To the extent it has mattered to his career, Finkielkraut’s Jewish identity has cast him as a suitable and ‘friendly token’ from a favored minority—that is, until the rise of anti-Semitic Islamo-leftism made it a liability. Finkielkraut had already sounded a prescient alarm about this strain of anti-Semitism in the early 2000s, during the Second Intifada. Earlier on, his essay Le Juif Imaginaire (1981) stood out as a most thoughtful reflection on the post-war Jewish condition à la Albert Memmi, the famed Jewish French-Tunisian writer.
Finkielkraut—the son of Holocaust survivors who had emigrated from Poland in the 1930s and had become French citizens in 1950—has previously reported feeling uneasy about “benefitting” from his Jewishness amid collective European guilt over the Holocaust, without ever suffering discrimination himself. But that all changed when the new generation of sons of Muslim immigrants in France gave anti-Semitism its new face. In fact, during the gilets jaunes protests in Paris in February 2019, protestors were caught on video yelling expletives at Finkielkraut as the writer returned home from a daily walk. “Dirty Zionist! France is ours!” one yelled at him. By that time, of course, Finkielkraut’s reactionary turn was all but complete.
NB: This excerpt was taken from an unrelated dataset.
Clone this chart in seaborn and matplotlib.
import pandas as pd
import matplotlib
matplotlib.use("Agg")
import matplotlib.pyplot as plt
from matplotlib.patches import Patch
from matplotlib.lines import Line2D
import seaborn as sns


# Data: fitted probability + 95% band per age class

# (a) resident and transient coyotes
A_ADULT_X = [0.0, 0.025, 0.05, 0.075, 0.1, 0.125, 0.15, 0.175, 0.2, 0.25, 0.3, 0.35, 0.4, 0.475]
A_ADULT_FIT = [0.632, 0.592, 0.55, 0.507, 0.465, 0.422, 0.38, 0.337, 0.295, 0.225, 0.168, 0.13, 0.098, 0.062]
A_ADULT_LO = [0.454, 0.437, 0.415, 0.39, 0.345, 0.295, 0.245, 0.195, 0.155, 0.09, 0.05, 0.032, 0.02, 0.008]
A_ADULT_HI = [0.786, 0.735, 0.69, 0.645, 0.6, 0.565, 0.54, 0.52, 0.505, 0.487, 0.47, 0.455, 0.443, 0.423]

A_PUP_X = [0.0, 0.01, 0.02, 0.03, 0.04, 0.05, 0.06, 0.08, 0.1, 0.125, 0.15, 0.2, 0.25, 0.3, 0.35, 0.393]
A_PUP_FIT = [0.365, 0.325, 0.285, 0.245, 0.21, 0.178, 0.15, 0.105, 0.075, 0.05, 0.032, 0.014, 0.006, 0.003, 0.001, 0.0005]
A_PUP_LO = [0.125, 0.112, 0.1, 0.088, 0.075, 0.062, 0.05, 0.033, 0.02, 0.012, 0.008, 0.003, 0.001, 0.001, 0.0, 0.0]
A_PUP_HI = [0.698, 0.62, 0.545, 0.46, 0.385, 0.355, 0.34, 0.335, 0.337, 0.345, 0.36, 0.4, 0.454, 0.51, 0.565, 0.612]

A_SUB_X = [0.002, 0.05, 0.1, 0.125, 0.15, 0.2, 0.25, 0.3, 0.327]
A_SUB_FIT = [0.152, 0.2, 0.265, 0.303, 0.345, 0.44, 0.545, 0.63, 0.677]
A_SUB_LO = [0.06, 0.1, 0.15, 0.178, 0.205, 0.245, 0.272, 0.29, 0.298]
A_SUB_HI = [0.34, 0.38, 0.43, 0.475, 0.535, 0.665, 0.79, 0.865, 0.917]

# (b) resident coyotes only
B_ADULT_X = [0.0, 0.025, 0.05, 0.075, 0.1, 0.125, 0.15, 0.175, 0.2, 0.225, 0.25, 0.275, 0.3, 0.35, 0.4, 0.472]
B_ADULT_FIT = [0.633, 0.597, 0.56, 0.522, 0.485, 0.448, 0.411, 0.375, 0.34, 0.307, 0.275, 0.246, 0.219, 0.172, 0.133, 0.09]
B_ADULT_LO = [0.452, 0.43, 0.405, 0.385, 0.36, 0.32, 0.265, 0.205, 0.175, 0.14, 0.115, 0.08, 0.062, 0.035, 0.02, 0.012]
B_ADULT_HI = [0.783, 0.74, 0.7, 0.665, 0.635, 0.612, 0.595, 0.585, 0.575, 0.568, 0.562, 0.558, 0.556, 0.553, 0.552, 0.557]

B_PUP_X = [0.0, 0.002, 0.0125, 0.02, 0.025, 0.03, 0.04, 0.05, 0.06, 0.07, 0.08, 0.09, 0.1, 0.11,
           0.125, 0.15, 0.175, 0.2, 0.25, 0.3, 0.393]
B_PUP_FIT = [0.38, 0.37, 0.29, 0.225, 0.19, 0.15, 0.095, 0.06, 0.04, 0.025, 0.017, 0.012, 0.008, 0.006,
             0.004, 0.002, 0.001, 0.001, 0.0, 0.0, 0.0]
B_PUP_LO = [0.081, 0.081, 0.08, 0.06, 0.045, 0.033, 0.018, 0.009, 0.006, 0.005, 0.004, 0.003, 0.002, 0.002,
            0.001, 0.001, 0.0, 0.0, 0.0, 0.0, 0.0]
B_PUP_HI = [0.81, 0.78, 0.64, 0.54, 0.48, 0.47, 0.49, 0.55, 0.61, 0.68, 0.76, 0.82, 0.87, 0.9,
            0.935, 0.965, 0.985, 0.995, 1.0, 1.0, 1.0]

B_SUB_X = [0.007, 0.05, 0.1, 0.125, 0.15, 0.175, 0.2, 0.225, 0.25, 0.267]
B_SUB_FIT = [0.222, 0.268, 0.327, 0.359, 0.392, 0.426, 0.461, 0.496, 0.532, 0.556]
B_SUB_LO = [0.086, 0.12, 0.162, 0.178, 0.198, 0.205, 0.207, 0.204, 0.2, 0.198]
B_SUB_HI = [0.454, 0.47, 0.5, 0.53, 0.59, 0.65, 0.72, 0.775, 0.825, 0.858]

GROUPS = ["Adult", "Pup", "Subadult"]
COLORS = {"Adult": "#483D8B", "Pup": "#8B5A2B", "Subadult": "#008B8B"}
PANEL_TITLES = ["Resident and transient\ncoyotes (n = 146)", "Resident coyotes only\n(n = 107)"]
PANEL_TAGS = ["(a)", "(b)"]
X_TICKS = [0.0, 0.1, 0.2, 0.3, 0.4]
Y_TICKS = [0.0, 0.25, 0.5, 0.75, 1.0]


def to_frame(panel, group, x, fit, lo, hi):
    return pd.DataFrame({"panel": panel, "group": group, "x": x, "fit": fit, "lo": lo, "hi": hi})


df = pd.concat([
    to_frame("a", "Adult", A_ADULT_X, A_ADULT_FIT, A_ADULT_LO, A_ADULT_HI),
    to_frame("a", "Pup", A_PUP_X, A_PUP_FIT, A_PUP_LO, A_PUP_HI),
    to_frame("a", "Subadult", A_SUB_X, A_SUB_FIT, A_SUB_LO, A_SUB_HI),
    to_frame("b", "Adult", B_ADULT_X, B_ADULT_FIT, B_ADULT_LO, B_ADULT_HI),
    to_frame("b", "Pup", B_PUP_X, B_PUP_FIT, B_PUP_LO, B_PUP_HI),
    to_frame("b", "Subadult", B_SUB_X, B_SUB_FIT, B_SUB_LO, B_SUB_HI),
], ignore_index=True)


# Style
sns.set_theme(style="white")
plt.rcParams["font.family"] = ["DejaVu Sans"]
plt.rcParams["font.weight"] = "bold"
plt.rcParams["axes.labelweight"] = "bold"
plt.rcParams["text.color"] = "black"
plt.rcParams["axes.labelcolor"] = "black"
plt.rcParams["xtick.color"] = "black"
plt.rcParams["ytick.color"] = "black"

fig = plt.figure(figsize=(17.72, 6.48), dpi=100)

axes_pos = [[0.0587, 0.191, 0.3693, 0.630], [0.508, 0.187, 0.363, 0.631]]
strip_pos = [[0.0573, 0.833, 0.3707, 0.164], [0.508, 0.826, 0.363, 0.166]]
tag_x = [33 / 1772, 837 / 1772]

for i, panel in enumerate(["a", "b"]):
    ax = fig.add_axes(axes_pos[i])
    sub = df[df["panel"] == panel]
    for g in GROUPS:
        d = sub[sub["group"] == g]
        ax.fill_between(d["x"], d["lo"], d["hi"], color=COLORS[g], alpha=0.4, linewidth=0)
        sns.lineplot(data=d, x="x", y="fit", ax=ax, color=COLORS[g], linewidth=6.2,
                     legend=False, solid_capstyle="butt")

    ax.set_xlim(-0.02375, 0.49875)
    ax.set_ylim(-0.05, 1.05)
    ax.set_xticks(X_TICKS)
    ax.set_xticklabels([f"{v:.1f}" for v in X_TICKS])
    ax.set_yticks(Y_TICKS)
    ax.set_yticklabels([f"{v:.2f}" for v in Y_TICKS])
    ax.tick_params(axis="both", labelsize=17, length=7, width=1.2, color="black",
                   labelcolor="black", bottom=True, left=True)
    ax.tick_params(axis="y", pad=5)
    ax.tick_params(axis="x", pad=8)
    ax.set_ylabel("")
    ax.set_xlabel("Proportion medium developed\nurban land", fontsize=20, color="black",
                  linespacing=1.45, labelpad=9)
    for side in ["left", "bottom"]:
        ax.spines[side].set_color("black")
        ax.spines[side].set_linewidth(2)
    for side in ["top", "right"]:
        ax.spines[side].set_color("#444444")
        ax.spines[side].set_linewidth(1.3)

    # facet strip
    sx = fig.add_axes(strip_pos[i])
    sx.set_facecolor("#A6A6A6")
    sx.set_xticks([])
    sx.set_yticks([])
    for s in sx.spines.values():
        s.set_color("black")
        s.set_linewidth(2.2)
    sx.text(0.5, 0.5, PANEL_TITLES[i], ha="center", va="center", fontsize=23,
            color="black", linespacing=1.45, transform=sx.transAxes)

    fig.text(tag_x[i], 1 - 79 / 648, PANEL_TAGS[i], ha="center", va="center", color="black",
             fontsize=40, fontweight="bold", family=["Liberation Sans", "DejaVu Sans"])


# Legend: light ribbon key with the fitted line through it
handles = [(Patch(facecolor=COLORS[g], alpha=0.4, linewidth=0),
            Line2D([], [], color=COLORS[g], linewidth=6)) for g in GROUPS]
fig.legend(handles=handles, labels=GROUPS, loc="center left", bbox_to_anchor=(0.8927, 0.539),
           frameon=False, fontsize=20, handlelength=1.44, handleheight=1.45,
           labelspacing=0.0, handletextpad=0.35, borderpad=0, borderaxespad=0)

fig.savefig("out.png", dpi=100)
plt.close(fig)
In a France where upholding republican values increasingly requires foregoing one’s collective identity, this embrace of Jewish particularism sits uneasily with Finkielkraut’s professed republican universalism. And yet if one shibboleth emerges from the more than forty titles Finkielkraut has published in nearly 45 years, it is his defense of high culture and French education as an instiller of republican values.
The decay of mainstream culture was already the theme of his La Défaite de la Pensée (1987), but his latest 2021 essay goes much deeper. “We live in the age of post-literature,” he writes. “The times when a literary vision of the world had a place in the world now seem remote.” Two authors stand out in this latest requiem for literature. First, there is Milan Kundera, the Paris-based Czech author of The Unbearable Lightness of Being (1982), who is credited for Finkielkraut’s taste for ambiguity—that is, for problems not easily resolved and choices not easily made. This is a clear departure from the idealism of Finkielkraut’s youthful years.
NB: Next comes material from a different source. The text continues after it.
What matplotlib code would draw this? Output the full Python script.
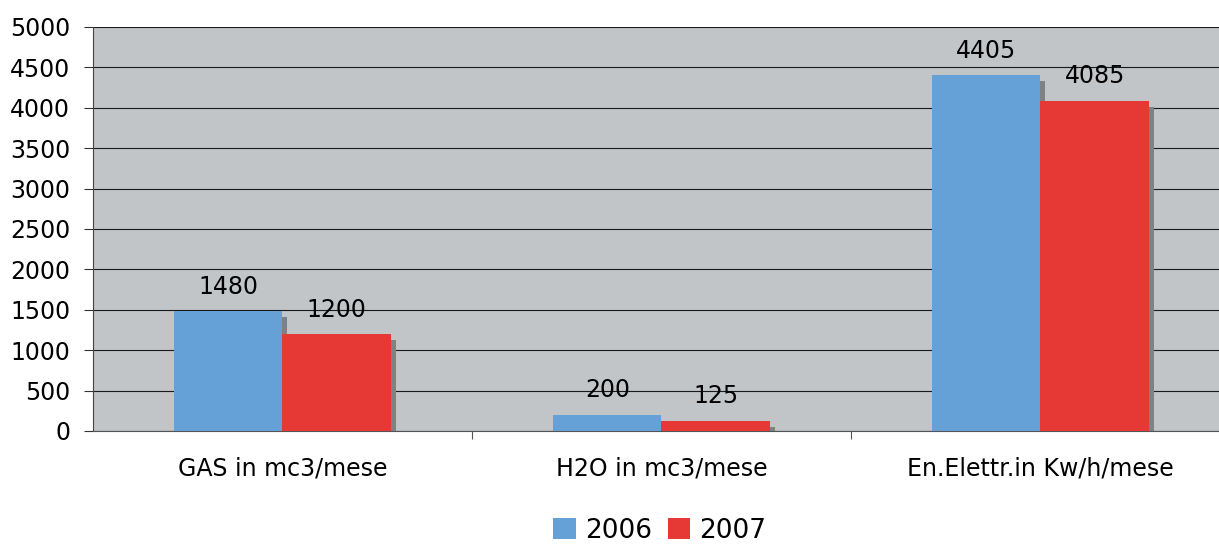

Then there is Philip Roth, in whom Finkielkraut sensed an omen of our own political future. Reflecting on Roth’s The Human Stain—the 2000 novel about a light-skinned African-American professor named Coleman Silk who is wrongly accused of racism—Finkielkraut writes: “[T]he antiracist spirit blowing through U.S. college campuses at the turn of the millennium does not sound the death knell of racism, but rather continues it.” Indeed, in ‘wokeness’ (in French, l’éveillement), Finkielkraut senses a grave danger. In fact, he has been dedicating increasing airtime and commentary to this phenomenon in his highbrow radio show, Répliques. He also sees it as a noxious import from America—one that conflicts with the founding values of the French Republic. “There is in wokeness a vertigo of moral superiority,” he told Europe 1/Les Échos/CNews in a recent hour-long interview, “an arrogance of the present.”
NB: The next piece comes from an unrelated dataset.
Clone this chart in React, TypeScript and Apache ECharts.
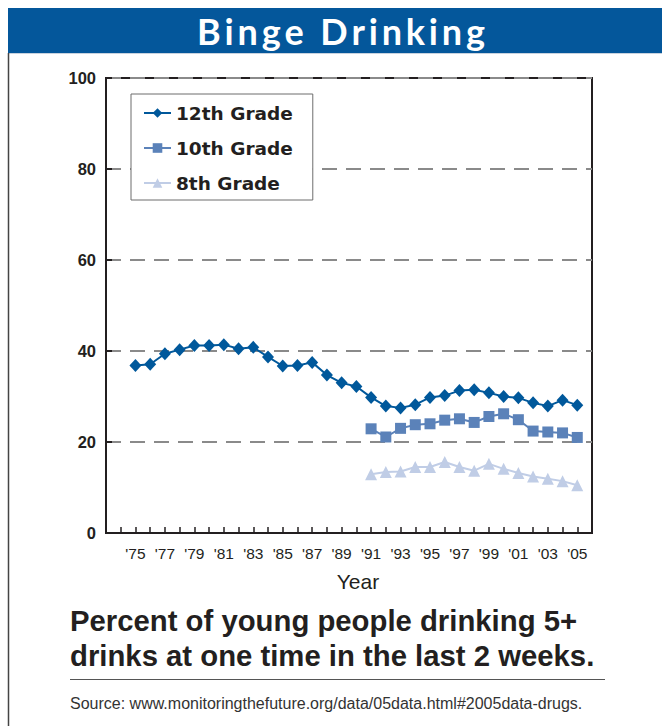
import React, { useEffect, useRef } from "react";
import * as echarts from "echarts";

const years = [1975, 1976, 1977, 1978, 1979, 1980, 1981, 1982, 1983, 1984, 1985, 1986, 1987, 1988, 1989, 1990, 1991, 1992, 1993, 1994, 1995, 1996, 1997, 1998, 1999, 2000, 2001, 2002, 2003, 2004, 2005];
const grade12 = [36.8, 37.1, 39.4, 40.3, 41.2, 41.2, 41.4, 40.5, 40.8, 38.7, 36.7, 36.8, 37.5, 34.7, 33.0, 32.2, 29.8, 27.9, 27.5, 28.2, 29.8, 30.2, 31.3, 31.5, 30.8, 30.0, 29.7, 28.6, 27.9, 29.2, 28.1];
const lateYears = [1991, 1992, 1993, 1994, 1995, 1996, 1997, 1998, 1999, 2000, 2001, 2002, 2003, 2004, 2005];
const grade10 = [22.9, 21.1, 23.0, 23.8, 24.0, 24.8, 25.1, 24.3, 25.6, 26.2, 24.9, 22.4, 22.2, 22.0, 21.0];
const grade8 = [12.9, 13.4, 13.5, 14.5, 14.5, 15.6, 14.5, 13.7, 15.2, 14.1, 13.2, 12.4, 11.9, 11.4, 10.5];
const seriesNames = ["12th Grade", "10th Grade", "8th Grade"];
const yTicks = [0, 20, 40, 60, 80, 100];

const TITLE = "Binge Drinking";
const SUB1 = "Percent of young people drinking 5+";
const SUB2 = "drinks at one time in the last 2 weeks.";
const SOURCE = "Source: www.monitoringthefuture.org/data/05data.html#2005data-drugs.";

const INK = "#231f20";

function txt(x: number, y: number, text: string, font: string, fill: string, align = "left", extra: any = {}) {
  return {
    type: "text",
    x,
    y,
    silent: true,
    ...extra,
    style: {
      text,
      font,
      fill,
      align,
      verticalAlign: "middle",
      textAlign: align,
      textVerticalAlign: "middle",
    },
  };
}

// Letter-spaced title: measure glyph widths and spread across the target span.
function spacedText(text: string, font: string, fill: string, cx: number, cy: number, span: number) {
  let widths: number[] = [];
  try {
    const ctx = document.createElement("canvas").getContext("2d") as CanvasRenderingContext2D;
    ctx.font = font;
    widths = text.split("").map((c) => ctx.measureText(c).width);
  } catch (e) {
    widths = text.split("").map(() => span / text.length);
  }
  const natural = widths.reduce((a, b) => a + b, 0);
  const gap = text.length > 1 ? (span - natural) / (text.length - 1) : 0;
  let x = cx - span / 2;
  const els: any[] = [];
  text.split("").forEach((c, i) => {
    if (c !== " ") els.push(txt(x, cy, c, font, fill, "left"));
    x += widths[i] + gap;
  });
  return els;
}

export default function App() {
  const ref = useRef<HTMLDivElement>(null);
  useEffect(() => {
    if (!ref.current) return;
    const chart = echarts.init(ref.current, undefined, { renderer: "svg" });
    const pair = (xs: number[], ys: number[]) => xs.map((x, i) => [x, ys[i]]);
    chart.setOption({
      animation: false,
      backgroundColor: "#ffffff",
      grid: {
        left: 106,
        right: 70,
        top: 78,
        bottom: 193,
        show: true,
        borderColor: INK,
        borderWidth: 2,
        backgroundColor: "transparent",
      },
      legend: {
        left: 131,
        top: 94,
        orient: "vertical",
        data: seriesNames,
        itemWidth: 27,
        itemHeight: 12,
        itemGap: 15,
        padding: [9, 20, 7, 12],
        borderColor: "#6d6d6d",
        borderWidth: 1,
        backgroundColor: "#ffffff",
        textStyle: {
          fontFamily: "DejaVu Sans",
          fontWeight: "bold",
          fontSize: 18.5,
          lineHeight: 20,
          color: INK,
        },
      },
      xAxis: {
        type: "value",
        min: 1973,
        max: 2006,
        interval: 1,
        axisLine: { show: true, lineStyle: { color: INK, width: 2 } },
        axisTick: { show: true, inside: true, length: 6, lineStyle: { color: INK, width: 1.5 } },
        splitLine: { show: false },
        axisLabel: {
          margin: 12,
          fontFamily: "Liberation Sans",
          fontSize: 15.5,
          color: INK,
          showMinLabel: true,
          showMaxLabel: true,
          formatter: (v: number) =>
            v >= 1975 && v <= 2005 && v % 2 === 1 ? "'" + String(v).slice(2) : "",
        },
      },
      yAxis: {
        type: "value",
        min: yTicks[0],
        max: yTicks[yTicks.length - 1],
        interval: 20,
        axisLine: { show: true, lineStyle: { color: INK, width: 2 } },
        axisTick: { show: true, inside: true, length: 6, lineStyle: { color: INK, width: 2 } },
        splitLine: { show: true, lineStyle: { color: "#8a8a8a", width: 2, type: [15, 9] } },
        axisLabel: {
          margin: 10,
          fontFamily: "Liberation Sans",
          fontWeight: "bold",
          fontSize: 16.5,
          color: INK,
        },
      },
      series: [
        {
          name: seriesNames[0],
          type: "line",
          data: pair(years, grade12),
          symbol: "diamond",
          symbolSize: [12, 13],
          color: "#00589b",
          lineStyle: { width: 2, color: "#00589b" },
          itemStyle: { color: "#00589b" },
          z: 5,
        },
        {
          name: seriesNames[1],
          type: "line",
          data: pair(lateYears, grade10),
          symbol: "rect",
          symbolSize: 11,
          color: "#5b82b9",
          lineStyle: { width: 2, color: "#5b82b9" },
          itemStyle: { color: "#5b82b9" },
          z: 4,
        },
        {
          name: seriesNames[2],
          type: "line",
          data: pair(lateYears, grade8),
          symbol: "triangle",
          symbolSize: 12,
          color: "#c0cde6",
          lineStyle: { width: 2, color: "#c0cde6" },
          itemStyle: { color: "#c0cde6" },
          z: 3,
        },
      ],
      graphic: [
        { type: "rect", shape: { x: 8, y: 8, width: 654, height: 45 }, style: { fill: "#04579b" }, silent: true },
        { type: "line", shape: { x1: 8, y1: 53.5, x2: 662, y2: 53.5 }, style: { stroke: "#c8d2de", lineWidth: 1 }, silent: true },
        { type: "line", shape: { x1: 8.5, y1: 53, x2: 8.5, y2: 726 }, style: { stroke: "#444444", lineWidth: 1.5 }, silent: true },
        ...spacedText(TITLE, "bold 36px Lato", "#ffffff", 341, 31, 288),
        txt(358, 581, "Year", "21px 'Liberation Sans'", INK, "center"),
        txt(70, 620, SUB1, "bold 29.3px 'Liberation Sans'", INK, "left"),
        txt(70, 655, SUB2, "bold 29.3px 'Liberation Sans'", INK, "left"),
        { type: "line", shape: { x1: 70, y1: 679.5, x2: 605, y2: 679.5 }, style: { stroke: "#555555", lineWidth: 1 }, silent: true },
        txt(70, 703, SOURCE, "16px 'Liberation Sans'", "#333333", "left"),
      ],
    });
    return () => chart.dispose();
  }, []);
  return <div ref={ref} style={{ position: "absolute", left: 0, top: 0, width: 662, height: 726 }} />;
}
In another life, Finkielkraut the literary exegete would have sat out this political tussle, content with simply lamenting the breakdown of the arts and letters from the sidelines. Yet wokeness has now infiltrated mass culture and has corroded the life of the mind. Finkielkraut simply cannot afford to let such forces prevail—not if literature is at stake—nor can the rest of us.